Friday 25 December 2020

The Haunting of Hill House - Shirley Jackson (1959)


Rating: Excellent

I've long known about Shirley Jackson, but had never considered reading her until I found out about the movie Shirley (2020), with Elizabeth Moss portraying Jackson. I bought The Haunting of Hill House in preparation for watching the film and it turned out to be an interesting experience. Jackson's style is quite unlike any other authors I've read, although it is difficult to say exactly why. The best I can do is that it is slightly awkward, in that sometimes it seems to be brilliant prose and other times it seems to be, well, a bit contrived. Perhaps this is because one of the principle protagonists, Eleanor Vance, is certainly neurotic, disturbed even, and Jackson takes great pains to alert the reader to this fact. Eleanor is invited to Hill House, along with two others (Theodora and Luke) by the scientifically minded Dr Montague, who wishes to spend some time in the house to experience first hand its supposed supernatural activity. Jackson does set the scene well, with evocative descriptions of the house and the emotional effect it has on the protagonists, in particular Eleanor, who is both drawn and repulsed by its somber gothic architecture.
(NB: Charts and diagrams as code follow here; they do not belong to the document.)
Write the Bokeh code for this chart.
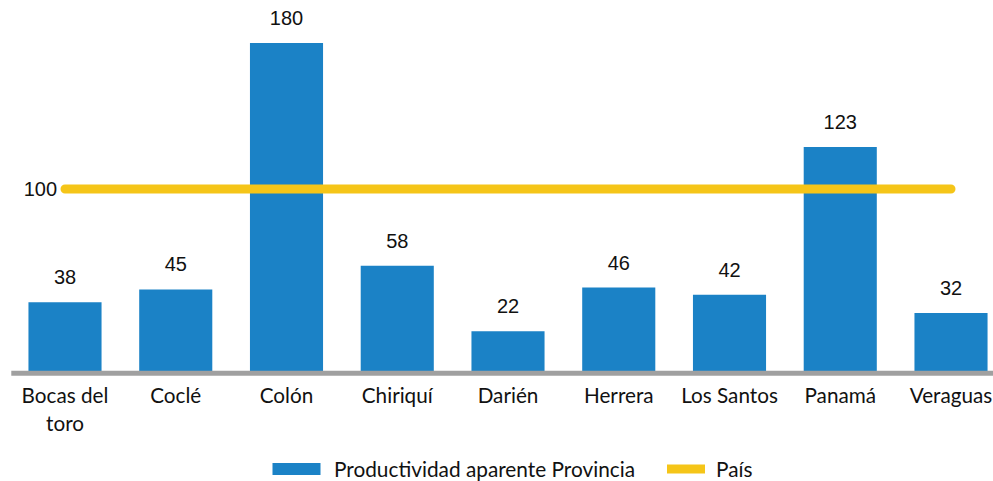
from bokeh.plotting import figure
from bokeh.models import ColumnDataSource, Range1d, Legend, LegendItem
from bokeh.core.properties import value
from bokeh.embed import file_html
from bokeh.resources import INLINE

categories = ["Bocas del\ntoro", "Coclé", "Colón", "Chiriquí", "Darién",
              "Herrera", "Los Santos", "Panamá", "Veraguas"]
productividad = [38, 45, 180, 58, 22, 46, 42, 123, 32]
pais = [100] * len(categories)

BLUE = "#1b82c6"
YELLOW = "#f5c518"
GRAY = "#a0a0a0"

idx = list(range(len(categories)))
src = ColumnDataSource(dict(
    x=idx, top=productividad, pais=pais,
    cat=categories, lab=[str(v) for v in productividad],
))

p = figure(width=993, height=481, output_backend="svg", toolbar_location=None,
           x_range=Range1d(-0.5824, 8.3837), y_range=Range1d(-60.27, 203.29),
           min_border=0, outline_line_color=None)
p.axis.visible = False
p.grid.visible = False
p.background_fill_color = None

bars = p.vbar(x="x", top="top", bottom=0, width=0.66, source=src,
              fill_color=BLUE, line_color=None)

# baseline
p.segment(x0=[-0.485], x1=[8.5], y0=[-1], y1=[-1], line_color=GRAY, line_width=5)

line = p.line(x="x", y="pais", source=src, line_color=YELLOW, line_width=9,
              line_cap="round")

# value labels
p.text(x="x", y="top", text="lab", source=src, text_align="center",
       text_baseline="middle", y_offset=-25,
       text_font=value("Liberation Sans"), text_font_size="20px", text_color="#111111")
p.text(x=[0], y=[100], text=[str(pais[0])], text_align="right", text_baseline="middle",
       x_offset=-8, text_font=value("Liberation Sans"), text_font_size="20px",
       text_color="#111111")

# category labels
p.text(x="x", y=0, text="cat", source=src, text_align="center", text_baseline="top",
       y_offset=11, text_font=value("Lato"), text_font_size="20.7px",
       text_color="#111111", text_line_height=1.2)

common = dict(orientation="horizontal", border_line_color=None,
              background_fill_alpha=0, padding=0, margin=0,
              label_text_font="Lato", label_text_font_size="20.8px",
              label_text_color="#111111")

legend1 = Legend(items=[LegendItem(label="Productividad aparente Provincia", renderers=[bars])],
                 location=(266, 0), glyph_width=60, glyph_height=15,
                 label_standoff=8, **common)
legend2 = Legend(items=[LegendItem(label="País", renderers=[line])],
                 location=(667, 0), glyph_width=38, glyph_height=15,
                 label_standoff=11, **common)
p.add_layout(legend1)
p.add_layout(legend2)

open("out.html", "w").write(file_html(p, INLINE))
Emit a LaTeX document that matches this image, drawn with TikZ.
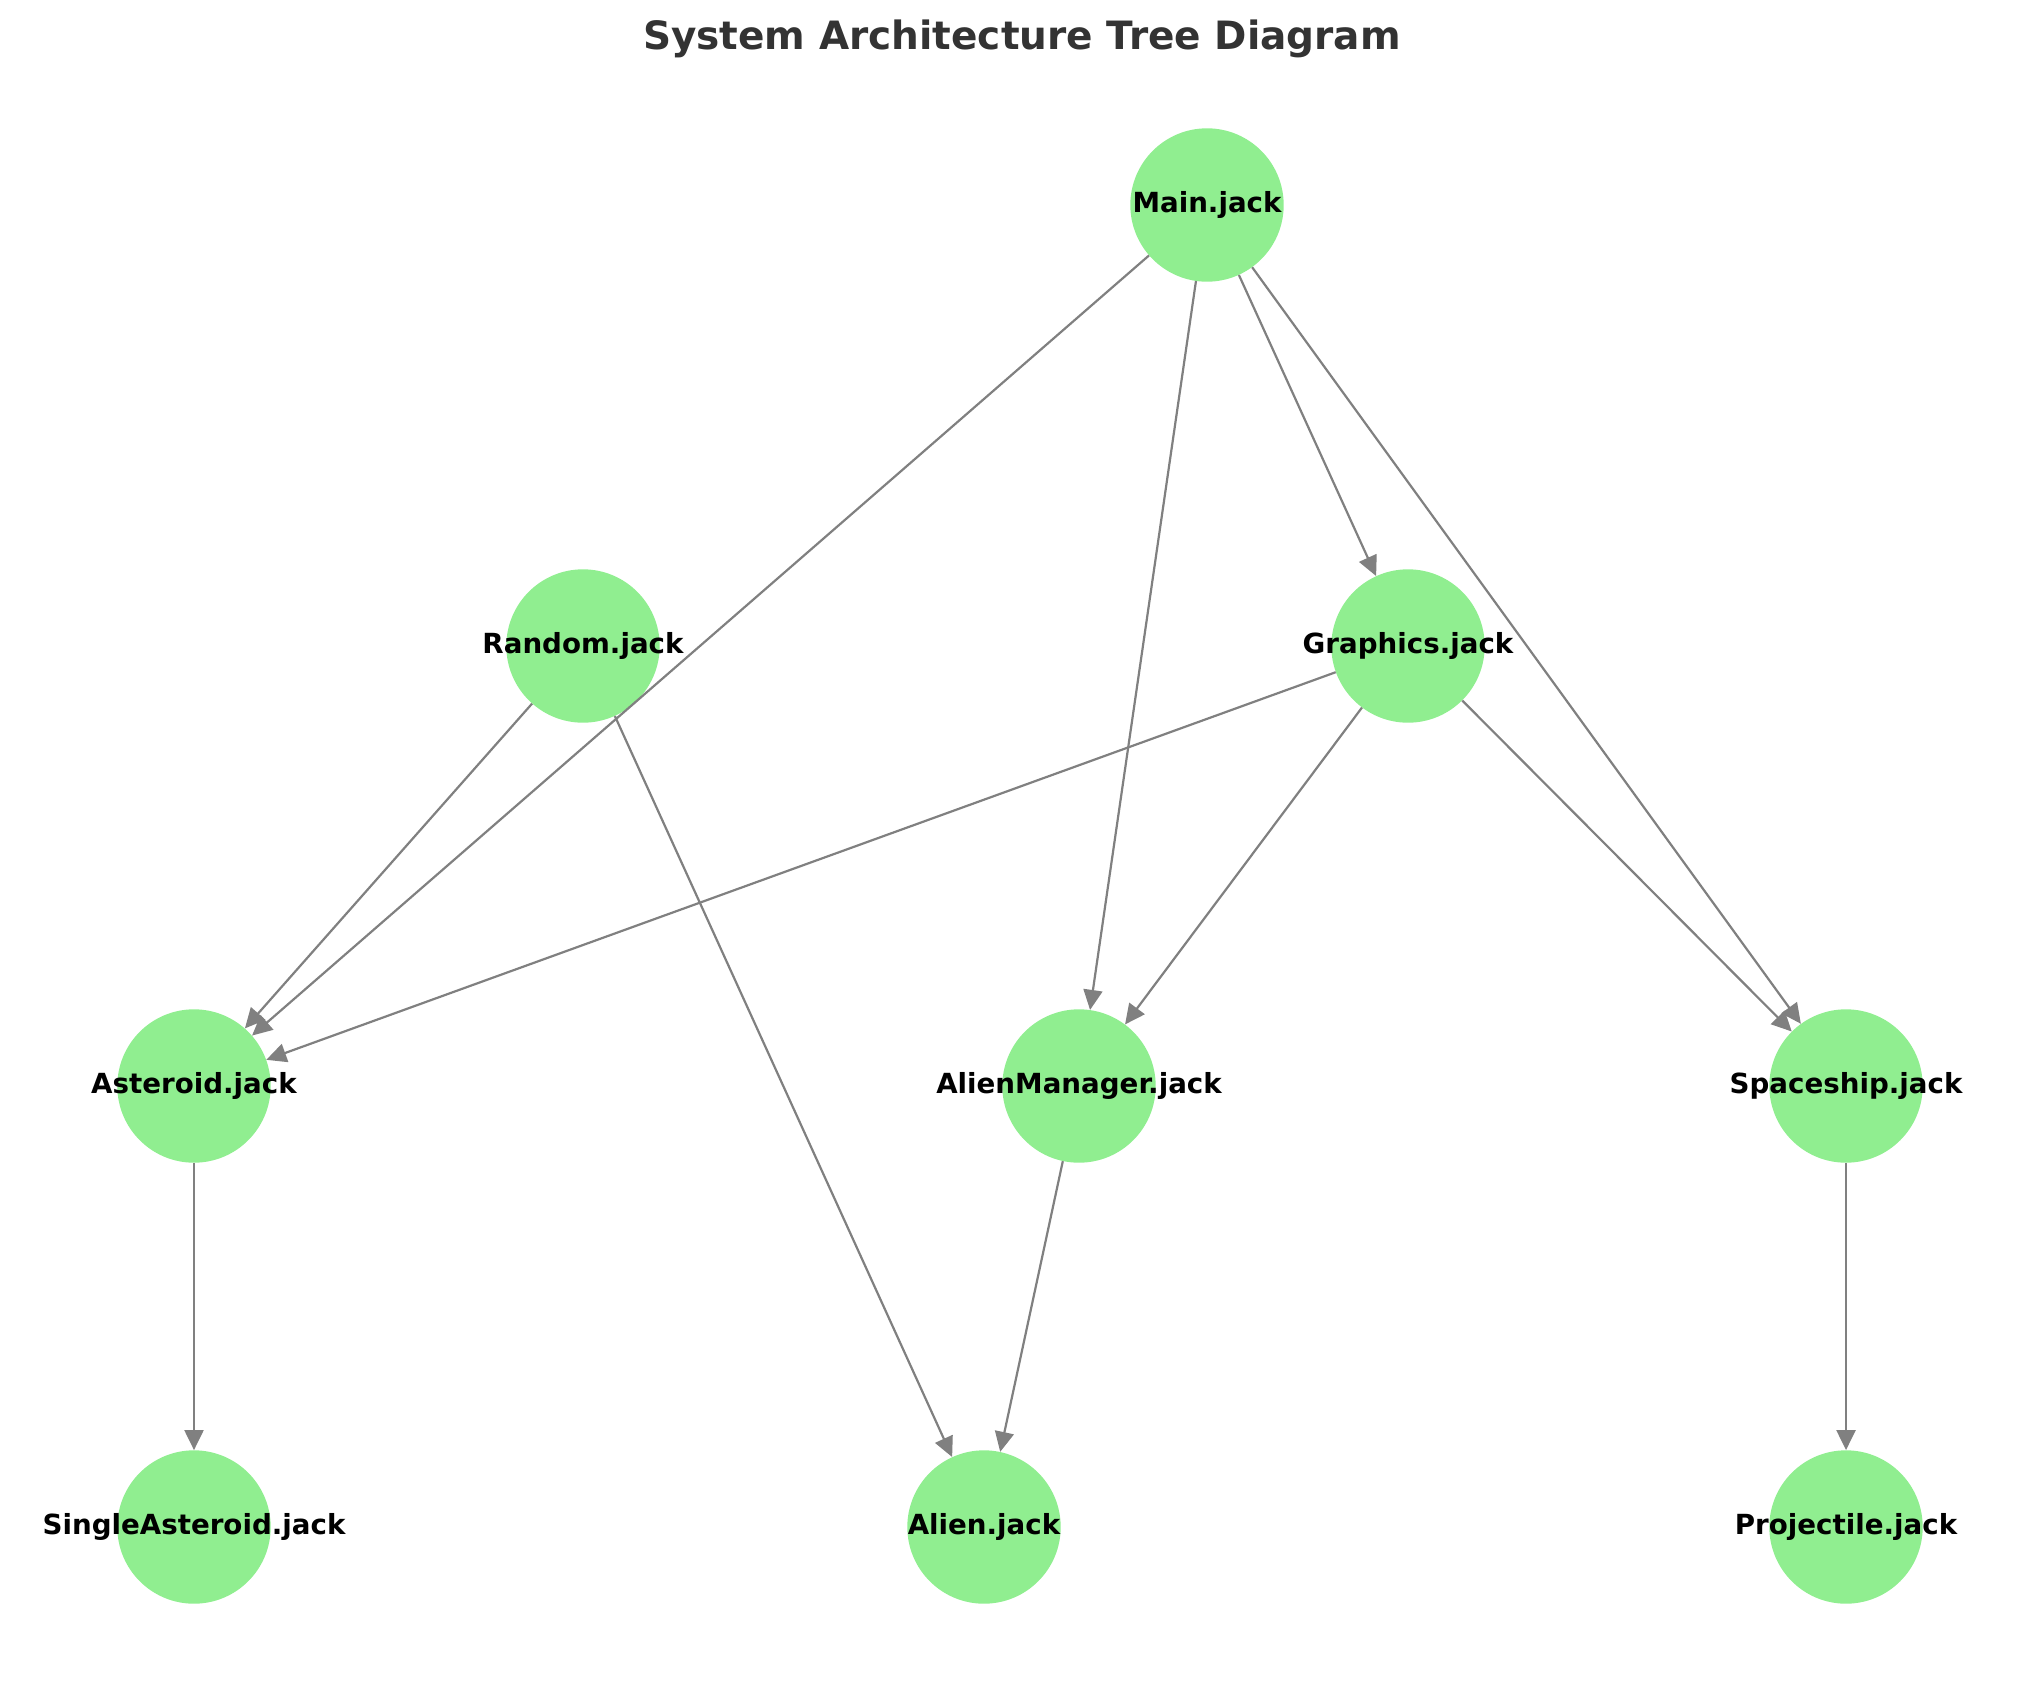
\documentclass[tikz,border=0pt]{standalone}
\usepackage{fontspec}
\setmainfont{DejaVu Sans}
\usepackage{tikz}
\usetikzlibrary{arrows.meta, positioning}
\definecolor{lightgreen}{HTML}{90EE90}
\definecolor{titlegray}{HTML}{333333}

\begin{document}
\begin{tikzpicture}[x=1pt, y=-1pt,
    file/.style={circle, fill=lightgreen, draw=none, inner sep=0pt, minimum size=153.4pt},
    lbl/.style={inner sep=0pt, font=\fontsize{27.7}{30}\selectfont\bfseries},
    every edge/.style={draw, gray, line width=2.2pt, -{Triangle[length=20pt, width=19pt]}}]
    \useasboundingbox (0,0) rectangle (2039,1686);

    \node[anchor=base, text=titlegray, font=\fontsize{39}{44}\selectfont\bfseries] (t) at (1022,50) {System Architecture Tree Diagram};

    \node[file, label={[lbl]center:Main.jack}] (0) at (1207,205) {};
    \node[file, label={[lbl]center:Random.jack}] (1) at (583,646) {};
    \node[file, label={[lbl]center:Graphics.jack}] (2) at (1408,646) {};
    \node[file, label={[lbl]center:Asteroid.jack}] (3) at (194,1086) {};
    \node[file, label={[lbl]center:AlienManager.jack}] (4) at (1079,1086) {};
    \node[file, label={[lbl]center:Spaceship.jack}] (5) at (1846,1086) {};
    \node[file, label={[lbl]center:SingleAsteroid.jack}] (6) at (194,1527) {};
    \node[file, label={[lbl]center:Alien.jack}] (7) at (984,1527) {};
    \node[file, label={[lbl]center:Projectile.jack}] (8) at (1846,1527) {};

    \draw
        (0) edge (3)
        (0) edge (4)
        (0) edge (2)
        (0) edge (5)
        (1) edge (3)
        (1) edge (7)
        (2) edge (3)
        (2) edge (4)
        (2) edge (5)
        (3) edge (6)
        (4) edge (7)
        (5) edge (8)
       ;
\end{tikzpicture}
\end{document}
Elizabeth Moss as Shirley Jackson

Shirley Jackson's version of a haunted house tale has been so influential, it is difficult to imagine what kind of an impact it had when it was originally published. The novel subverts the typical ghost narrative by strongly implying that the true horror lies within the characters psyches, in particular Eleanor, and any actual supernatural occurrences are either happening within Eleanor's head or she is indeed causing the manifestations with telekinetic abilities. I'm not giving anything away here, as such an approach is so common now. Jackson even has some fun satirising the whole idea of paranormal research when Dr Montague's wife and her ultra pragmatic assistant, Arthur, turn up to take charge of proceedings. Mrs Montague's approach is a source of satirical humour in a narrative that is otherwise uptight with neurotic tension. Although by the time I was half way through the novel I still couldn't make up my mind whether it was quality literature of above average pulp, I kept on being drawn back, as if I was Eleanor, both repulsed yet ever more attracted to Hill House's grim endgame. The Haunting of Hill House is a curious novel, at times it seems totally over the top, yet much of the action is implied and the reader has to do some work to make sense of what is actually happening. The novel left me wanting to read more of Shirley Jackson's work, particularly after viewing Shirley, which has now become one of my all time favourite films. Jackson herself was also a fascinating character and I advise reading up about her before you read any of her work or watch the above mentioned film.